DESCRIPTION OF THE TASK -
In the material below, find all lines with the string "picture" and copy them.

****

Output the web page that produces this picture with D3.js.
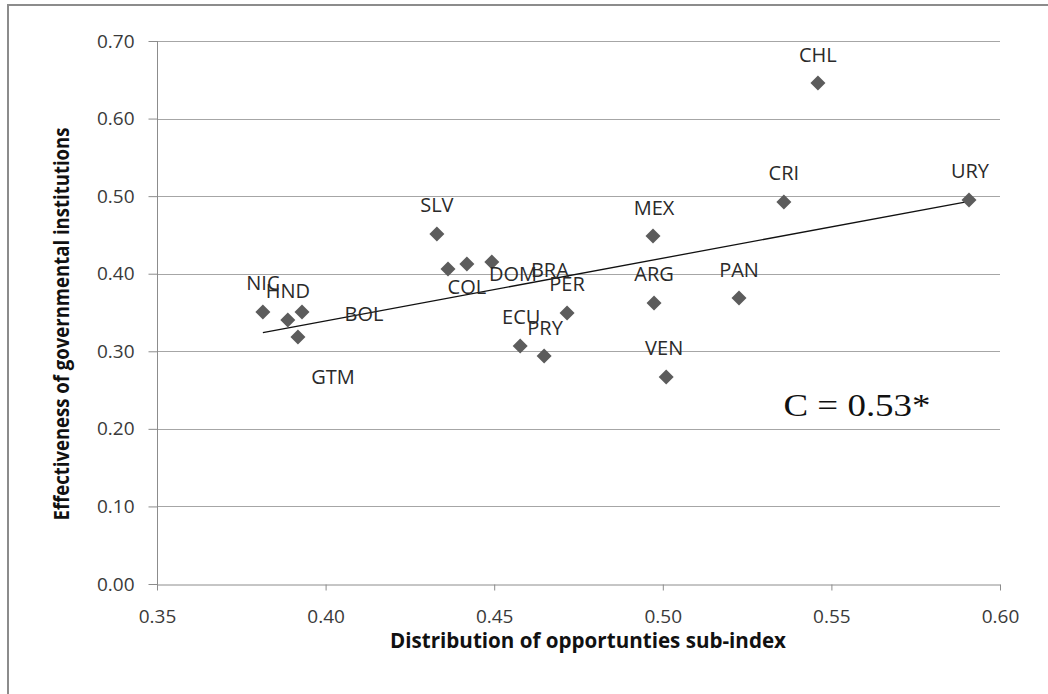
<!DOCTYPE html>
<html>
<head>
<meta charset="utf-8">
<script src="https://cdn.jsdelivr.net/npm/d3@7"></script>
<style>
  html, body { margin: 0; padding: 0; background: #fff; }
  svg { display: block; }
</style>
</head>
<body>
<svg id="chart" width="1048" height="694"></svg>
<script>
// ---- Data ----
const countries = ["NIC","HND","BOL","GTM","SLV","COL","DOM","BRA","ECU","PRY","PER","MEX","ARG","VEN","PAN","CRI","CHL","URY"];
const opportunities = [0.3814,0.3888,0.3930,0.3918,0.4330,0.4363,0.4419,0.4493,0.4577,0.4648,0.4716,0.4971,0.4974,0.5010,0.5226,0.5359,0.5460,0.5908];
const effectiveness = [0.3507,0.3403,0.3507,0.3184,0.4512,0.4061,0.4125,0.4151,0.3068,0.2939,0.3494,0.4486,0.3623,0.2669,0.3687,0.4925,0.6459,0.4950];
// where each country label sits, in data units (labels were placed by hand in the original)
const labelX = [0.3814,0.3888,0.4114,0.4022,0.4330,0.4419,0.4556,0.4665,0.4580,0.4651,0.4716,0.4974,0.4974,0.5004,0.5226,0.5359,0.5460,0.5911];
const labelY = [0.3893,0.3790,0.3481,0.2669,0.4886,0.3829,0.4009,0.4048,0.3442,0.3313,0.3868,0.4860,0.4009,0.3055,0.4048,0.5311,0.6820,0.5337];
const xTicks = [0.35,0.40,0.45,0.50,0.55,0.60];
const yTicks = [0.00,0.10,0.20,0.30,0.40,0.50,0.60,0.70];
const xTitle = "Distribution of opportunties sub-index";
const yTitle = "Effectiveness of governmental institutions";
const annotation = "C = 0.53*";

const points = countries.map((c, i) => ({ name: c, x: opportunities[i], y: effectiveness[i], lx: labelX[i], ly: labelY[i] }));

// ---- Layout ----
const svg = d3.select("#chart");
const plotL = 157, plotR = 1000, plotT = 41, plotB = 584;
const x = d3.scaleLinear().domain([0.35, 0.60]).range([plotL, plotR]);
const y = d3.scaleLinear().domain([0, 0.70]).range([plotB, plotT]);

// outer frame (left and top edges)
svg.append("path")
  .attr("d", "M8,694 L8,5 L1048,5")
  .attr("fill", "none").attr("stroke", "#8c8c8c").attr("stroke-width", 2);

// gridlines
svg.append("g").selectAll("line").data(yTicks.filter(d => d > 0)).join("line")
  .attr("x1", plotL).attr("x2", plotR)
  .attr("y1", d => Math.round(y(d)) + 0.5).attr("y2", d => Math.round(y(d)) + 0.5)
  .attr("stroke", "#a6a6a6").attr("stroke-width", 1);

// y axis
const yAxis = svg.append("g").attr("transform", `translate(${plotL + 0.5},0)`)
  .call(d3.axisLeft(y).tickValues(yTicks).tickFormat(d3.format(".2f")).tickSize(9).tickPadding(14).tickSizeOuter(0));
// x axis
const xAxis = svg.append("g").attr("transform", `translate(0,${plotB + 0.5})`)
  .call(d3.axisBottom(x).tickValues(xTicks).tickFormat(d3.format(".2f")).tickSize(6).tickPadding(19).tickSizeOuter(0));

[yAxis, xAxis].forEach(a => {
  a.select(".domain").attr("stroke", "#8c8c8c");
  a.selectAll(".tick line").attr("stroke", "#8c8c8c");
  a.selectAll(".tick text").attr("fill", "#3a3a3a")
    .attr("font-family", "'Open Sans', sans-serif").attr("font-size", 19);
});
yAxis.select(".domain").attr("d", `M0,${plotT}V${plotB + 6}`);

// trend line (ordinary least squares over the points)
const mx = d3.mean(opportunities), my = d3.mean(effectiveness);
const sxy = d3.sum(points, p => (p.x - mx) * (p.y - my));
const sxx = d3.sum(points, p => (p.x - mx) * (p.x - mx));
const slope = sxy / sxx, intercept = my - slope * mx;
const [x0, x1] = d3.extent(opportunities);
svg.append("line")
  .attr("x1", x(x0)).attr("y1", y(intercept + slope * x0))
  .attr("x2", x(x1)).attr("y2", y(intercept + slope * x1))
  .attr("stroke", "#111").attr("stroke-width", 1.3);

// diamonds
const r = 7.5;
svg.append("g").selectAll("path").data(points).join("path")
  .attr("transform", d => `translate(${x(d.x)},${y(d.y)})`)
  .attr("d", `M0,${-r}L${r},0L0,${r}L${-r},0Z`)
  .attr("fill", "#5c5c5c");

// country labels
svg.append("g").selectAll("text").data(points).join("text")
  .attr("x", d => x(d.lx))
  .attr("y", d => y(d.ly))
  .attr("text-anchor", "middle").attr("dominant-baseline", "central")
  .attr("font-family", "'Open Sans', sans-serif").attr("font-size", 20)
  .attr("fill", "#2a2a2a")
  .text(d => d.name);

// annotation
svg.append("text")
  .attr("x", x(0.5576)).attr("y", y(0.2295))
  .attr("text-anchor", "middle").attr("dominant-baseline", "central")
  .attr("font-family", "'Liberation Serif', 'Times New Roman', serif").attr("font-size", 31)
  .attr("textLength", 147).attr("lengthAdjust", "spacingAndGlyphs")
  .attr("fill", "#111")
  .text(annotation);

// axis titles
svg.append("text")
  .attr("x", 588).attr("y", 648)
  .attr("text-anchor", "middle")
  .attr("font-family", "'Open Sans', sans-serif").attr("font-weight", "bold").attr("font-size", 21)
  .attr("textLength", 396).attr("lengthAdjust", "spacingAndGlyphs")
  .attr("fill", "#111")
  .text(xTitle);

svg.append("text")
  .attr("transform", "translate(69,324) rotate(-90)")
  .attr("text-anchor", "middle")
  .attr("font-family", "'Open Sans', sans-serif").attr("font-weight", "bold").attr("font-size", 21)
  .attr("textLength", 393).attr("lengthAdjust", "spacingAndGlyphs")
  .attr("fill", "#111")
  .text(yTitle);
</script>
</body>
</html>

****

TASK SOLUTION -
Output the web page that produces this picture with D3.js.

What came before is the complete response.